** BEGIN **
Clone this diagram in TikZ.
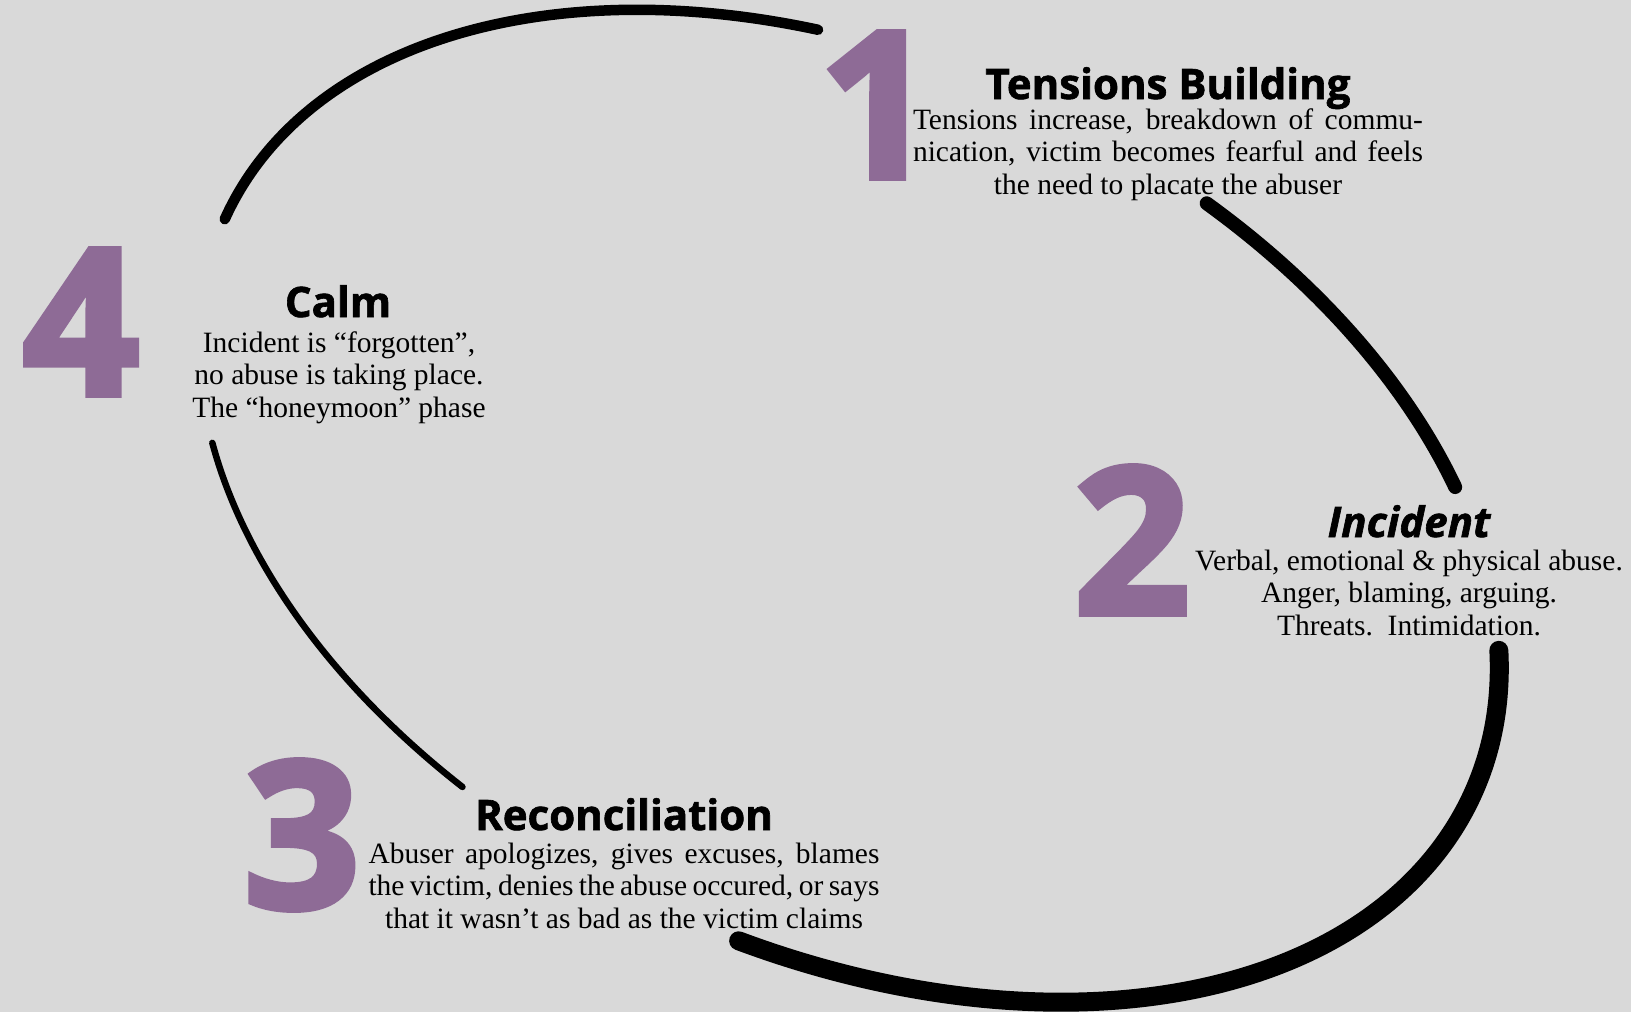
\documentclass[tikz,border=0pt]{standalone}
\usepackage{fontspec}
\setmainfont{Liberation Serif}
\newfontfamily\headfont{Open Sans}[BoldFeatures={FakeBold=1.5},BoldItalicFeatures={FakeBold=1.5}]
\newfontfamily\numfont{Open Sans}[BoldFeatures={FakeBold=3}]
\definecolor{bgcol}{RGB}{217,217,217}
\definecolor{numcol}{RGB}{142,107,150}
\tikzset{
  numeral/.style={inner sep=0pt, text=numcol, font=\numfont\bfseries\fontsize{204}{204}\selectfont},
  heading/.style={inner sep=0pt, anchor=base, font=\headfont\bfseries\fontsize{42}{46}\selectfont},
  bodytext/.style={inner sep=0pt, anchor=base, font=\fontsize{29.5}{32.5}\selectfont},
  arcline/.style={draw=black, line cap=round}
}
\begin{document}
\begin{tikzpicture}[x=1pt,y=1pt]
\useasboundingbox (0,0) rectangle (1631,-1012);
\fill[bgcol] (0,0) rectangle (1631,-1012);

% cycle arcs
\begin{scope}[shift={(849,-506)}, rotate=-25]
  \draw[arcline, line width=10.5pt] (180.5:687pt and 444pt) arc[start angle=180.5, end angle=109.5, x radius=687pt, y radius=444pt];
  \draw[arcline, line width=14pt] (73.4:687pt and 444pt) arc[start angle=73.4, end angle=38, x radius=687pt, y radius=444pt];
  \draw[arcline, line width=19pt] (18.9:687pt and 444pt) arc[start angle=18.9, end angle=-83, x radius=687pt, y radius=444pt];
  \draw[arcline, line width=6.5pt] (208.5:687pt and 444pt) arc[start angle=208.5, end angle=250.3, x radius=687pt, y radius=444pt];
\end{scope}

% phase 1
\node[numeral] (n1) at (877,-105) {1};
\node[heading] (h1) at (1168,-99) {Tensions Building};
\node[bodytext] (b1) at (1168,-129) {\begin{tabular}[t]{@{}c@{}}
\makebox[510pt][s]{Tensions increase, breakdown of commu-}\\
\makebox[510pt][s]{nication, victim becomes fearful and feels}\\
the need to placate the abuser\end{tabular}};

% phase 2
\node[numeral] (n2) at (1132,-540) {2};
\node[heading, font=\headfont\bfseries\itshape\fontsize{42}{46}\selectfont] (h2) at (1409,-537) {Incident};
\node[bodytext] (b2) at (1409,-570) {\begin{tabular}[t]{@{}c@{}}
Verbal, emotional \& physical abuse.\\
Anger, blaming, arguing.\\
Threats.\ \ Intimidation.\end{tabular}};

% phase 3
\node[numeral] (n3) at (302,-835) {3};
\node[heading] (h3) at (624,-830) {Reconciliation};
\node[bodytext] (b3) at (624,-863) {\begin{tabular}[t]{@{}c@{}}
\makebox[511pt][s]{Abuser apologizes, gives excuses, blames}\\
\makebox[511pt][s]{the victim, denies the abuse occured, or says}\\
that it wasn’t as bad as the victim claims\end{tabular}};

% phase 4
\node[numeral] (n4) at (81,-322) {4};
\node[heading] (h4) at (338,-317) {Calm};
\node[bodytext] (b4) at (339,-352) {\begin{tabular}[t]{@{}c@{}}
Incident is “forgotten”,\\
no abuse is taking place.\\
The “honeymoon” phase\end{tabular}};
\end{tikzpicture}
\end{document}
** END **
_Task_: Give back exactly the lines from the first line of the data through the line with "the need to", pictures excluded.

_Completed task_:
Clone this diagram in TikZ.
\documentclass[tikz,border=0pt]{standalone}
\usepackage{fontspec}
\setmainfont{Liberation Serif}
\newfontfamily\headfont{Open Sans}[BoldFeatures={FakeBold=1.5},BoldItalicFeatures={FakeBold=1.5}]
\newfontfamily\numfont{Open Sans}[BoldFeatures={FakeBold=3}]
\definecolor{bgcol}{RGB}{217,217,217}
\definecolor{numcol}{RGB}{142,107,150}
\tikzset{
  numeral/.style={inner sep=0pt, text=numcol, font=\numfont\bfseries\fontsize{204}{204}\selectfont},
  heading/.style={inner sep=0pt, anchor=base, font=\headfont\bfseries\fontsize{42}{46}\selectfont},
  bodytext/.style={inner sep=0pt, anchor=base, font=\fontsize{29.5}{32.5}\selectfont},
  arcline/.style={draw=black, line cap=round}
}
\begin{document}
\begin{tikzpicture}[x=1pt,y=1pt]
\useasboundingbox (0,0) rectangle (1631,-1012);
\fill[bgcol] (0,0) rectangle (1631,-1012);

% cycle arcs
\begin{scope}[shift={(849,-506)}, rotate=-25]
  \draw[arcline, line width=10.5pt] (180.5:687pt and 444pt) arc[start angle=180.5, end angle=109.5, x radius=687pt, y radius=444pt];
  \draw[arcline, line width=14pt] (73.4:687pt and 444pt) arc[start angle=73.4, end angle=38, x radius=687pt, y radius=444pt];
  \draw[arcline, line width=19pt] (18.9:687pt and 444pt) arc[start angle=18.9, end angle=-83, x radius=687pt, y radius=444pt];
  \draw[arcline, line width=6.5pt] (208.5:687pt and 444pt) arc[start angle=208.5, end angle=250.3, x radius=687pt, y radius=444pt];
\end{scope}

% phase 1
\node[numeral] (n1) at (877,-105) {1};
\node[heading] (h1) at (1168,-99) {Tensions Building};
\node[bodytext] (b1) at (1168,-129) {\begin{tabular}[t]{@{}c@{}}
\makebox[510pt][s]{Tensions increase, breakdown of commu-}\\
\makebox[510pt][s]{nication, victim becomes fearful and feels}\\
the need to placate the abuser\end{tabular}};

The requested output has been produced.